Some lessons that Kirby may have brought to helping Enbridge build Line 3 in Minnesota include payments to local police forces for their role in keeping protesters from interfering with construction, the Intercept wrote. Enbridge has also trained police and received invites to police intelligence meetings where the details of local activists are discussed and shared between agencies. Local agencies such as the Aitkin County Sheriff’s Office have aggressively monitored social media activity by prominent activists in order to rack up evidence for charges. The Minnesota Public Utilities Commission set up a special Enbridge-funded escrow account to pay for the time and equipment of local authorities protecting Line 3; according to the Intercept, Kirby assured a local sheriff that Enbridge wielded influence over who would become the public official in charge of determining reimbursements.

There’s another Amazon connection as well, the Intercept wrote: Enbridge Line 3 security lead Brian Aldrich, a former Marine who has bounced around major security firms who was once part of CEO Jeff Bezos’s security detail. Securitas, the company that owns Pinkerton, is also one of Line 3's primary private security providers.

It’s hardly private companies cracking down on protesters. Several states with governments controlled by right-wingers have launched draconian laws that target Indigenous and other environmental protesters. This year, the Montana legislature passed a bill that could impose $150,000 fines and 30 years of prison time for anyone involved in anti-pipeline “vandalism,” following the lead of three other states that designated pipelines critical infrastructure and thus carrying harsher penalties against those convicted of interfering with their operations.

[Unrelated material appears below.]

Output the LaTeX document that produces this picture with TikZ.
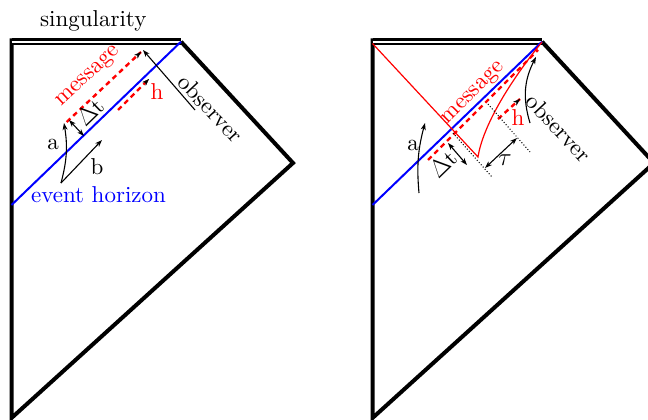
\documentclass[tikz,border=0pt]{standalone}
\usepackage{fontspec}
\setmainfont{lmroman10-regular.otf}
\usetikzlibrary{arrows.meta,calc}
\begin{document}
\begin{tikzpicture}[x=1pt,y=-1pt,
  lbl/.style={font=\fontsize{23}{27}\selectfont, inner sep=0pt},
  border/.style={line width=4pt, line join=miter},
  sing/.style={double, line width=2.2pt, double distance=2.3pt},
  horizon/.style={blue, line width=2pt},
  msg/.style={red, line width=2.4pt, dash pattern=on 5pt off 4pt},
  redtip/.style={-{Stealth[black,length=7pt,width=5pt,inset=2pt]}},
  arr/.style={line width=1.1pt, -{Stealth[length=7pt,width=5pt,inset=2pt]}},
  darr/.style={line width=1.1pt, {Stealth[length=7pt,width=5pt,inset=2pt]}-{Stealth[length=7pt,width=5pt,inset=2pt]}},
  dots/.style={dotted, line width=1pt},
  frame/.pic={
    \coordinate (-top) at (11.5,38.5);
    \coordinate (-tl) at (11.5,41.7);
    \coordinate (-tr) at (181,41.7);
    \coordinate (-r) at (293,163);
    \coordinate (-bl) at (11.5,418);
    \coordinate (-h0) at (11.5,205);
    \draw[border] (-top) -- (-bl) -- (-r) -- (-tr);
    \draw[sing] (-tl) -- (-tr);
    \draw[horizon] (-h0) -- (-tr);
  }
]
\useasboundingbox (0,0) rectangle (648,420);
\clip (0,0) rectangle (648,420);

% ---------------- left diagram ----------------
\pic (L) at (0,0) {frame};
\node[lbl, anchor=base] (sing) at (93.3,27) {singularity};
\node[lbl, blue, anchor=base] (eh) at (98.5,202.5) {event horizon};

\coordinate (Lm0) at (66.7,122);
\coordinate (Lm1) at (141,52);
\draw[msg] (Lm0) -- (Lm1);
\draw[redtip] ($(Lm0)!0.97!(Lm1)$) -- (Lm1);
\coordinate (Lh0) at (118,110);
\coordinate (Lh1) at (149,79);
\draw[msg] (Lh0) -- (Lh1);
\draw[redtip] ($(Lh0)!0.9!(Lh1)$) -- (Lh1);
\coordinate (Lo0) at (195,110);
\coordinate (Lo1) at (143,50);
\draw[arr] (Lo0) -- (Lo1);
\coordinate (Ld0) at (69,120);
\coordinate (Ld1) at (84,136);
\draw[darr] (Ld0) -- (Ld1);
\coordinate (Lab) at (61,183);
\coordinate (La1) at (64,123);
\coordinate (Lb1) at (102,140);
\draw[arr] (Lab) to[bend right=12] (La1);
\draw[arr] (Lab) -- (Lb1);

\node[lbl, red, rotate=43] (Lmsg) at (89,77) {message};
\node[lbl, rotate=44] (Ldt) at (90,112) {$\Delta$t};
\node[lbl, red] (Lhl) at (157,92) {h};
\node[lbl] (Lal) at (53,144) {a};
\node[lbl] (Lbl) at (97,167) {b};
\node[lbl, rotate=-47] (Lobs) at (210.5,108.5) {observer};

% ---------------- right diagram ----------------
\begin{scope}[shift={(361,0)}]
\pic (R) at (0,0) {frame};
\coordinate (Rc0) at (11.5,43.5);
\coordinate (Rv) at (117,157);
\coordinate (Rc1) at (181,42);
\draw[red, line width=1.2pt] (Rc0) -- (Rv) .. controls (122,125) and (150,80) .. (Rc1);

\coordinate (Rm0) at (67,160);
\coordinate (Rm1) at (177,50);
\draw[msg] (Rm0) -- (Rm1);
\coordinate (Rh0) at (137,119);
\coordinate (Rh1) at (159,99);
\draw[msg] (Rh0) -- (Rh1);
\draw[redtip] ($(Rh0)!0.9!(Rh1)$) -- (Rh1);

\coordinate (Rp0) at (92,133);
\coordinate (Rp1) at (131,177);
\coordinate (Rq0) at (127,104);
\coordinate (Rq1) at (169,152);
\draw[dots] (Rp0) -- (Rp1);
\draw[dots] (Rq0) -- (Rq1);

\coordinate (Rd0) at (87,143);
\coordinate (Rd1) at (106,165);
\draw[darr] (Rd0) -- (Rd1);
\coordinate (Rt0) at (124,168);
\coordinate (Rt1) at (156,138);
\draw[darr] (Rt0) -- (Rt1);

\coordinate (Ra0) at (58,193);
\coordinate (Ra1) at (64,123);
\draw[arr] (Ra0) to[bend left=10] (Ra1);
\coordinate (Ro0) at (169,123);
\coordinate (Ro1) at (175,57);
\draw[arr] (Ro0) to[bend left=22] (Ro1);

\node[lbl, red, rotate=45] (Rmsg) at (113,94) {message};
\node[lbl, red] (Rhl) at (157,118) {h};
\node[lbl, rotate=44] (Rdt) at (82,164) {$\Delta$t};
\node[lbl] (Rtau) at (144,160) {$\tau$};
\node[lbl] (Ral) at (52,145) {a};
\node[lbl, rotate=-47] (Robs) at (198,128) {observer};
\end{scope}
\end{tikzpicture}
\end{document}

The reason fossil fuel companies and politicians that enable them have pushed back so hard on Indigenous protesters is that those movements have had some major success in stopping oil and gas infrastructure for going into operation. A recent report by the Indigenous Environmental Network and Oil Change International examined 21 protest movements against oil and gas infrastructure, including the Keystone XL, Dakota Access, and Line 3 pipelines, as well as more obscure projects such as a proposed Rio Grande liquified natural gas export terminal in Texas and the San Juan oil and gas basin in New Mexico. The analysts found the activists were successful at stopping around 1.6 billion metric tons of carbon dioxide equivalent from being pumped into the atmosphere, accounting for about 24% of the annual total greenhouse gas emissions in the U.S. and Canada. Opposition to pipelines alone averted 779 million tons of carbon dioxide equivalent.

New oil and gas exploration must end next year to protect us from the worst impacts of climate change. Indigenous-led movements have been incredibly effective at turning the tide, but it’s clear oil and as companies are pulling out all the stops to keep the fossil fuels flowing.


Enbridge declined to make Kirby available for an interview with the Intercept, though spokesperson Juli Kellner told the site “Security teams use a ‘people first’ concept to ensure public safety—their mission is to observe, respond, and report safety issues.”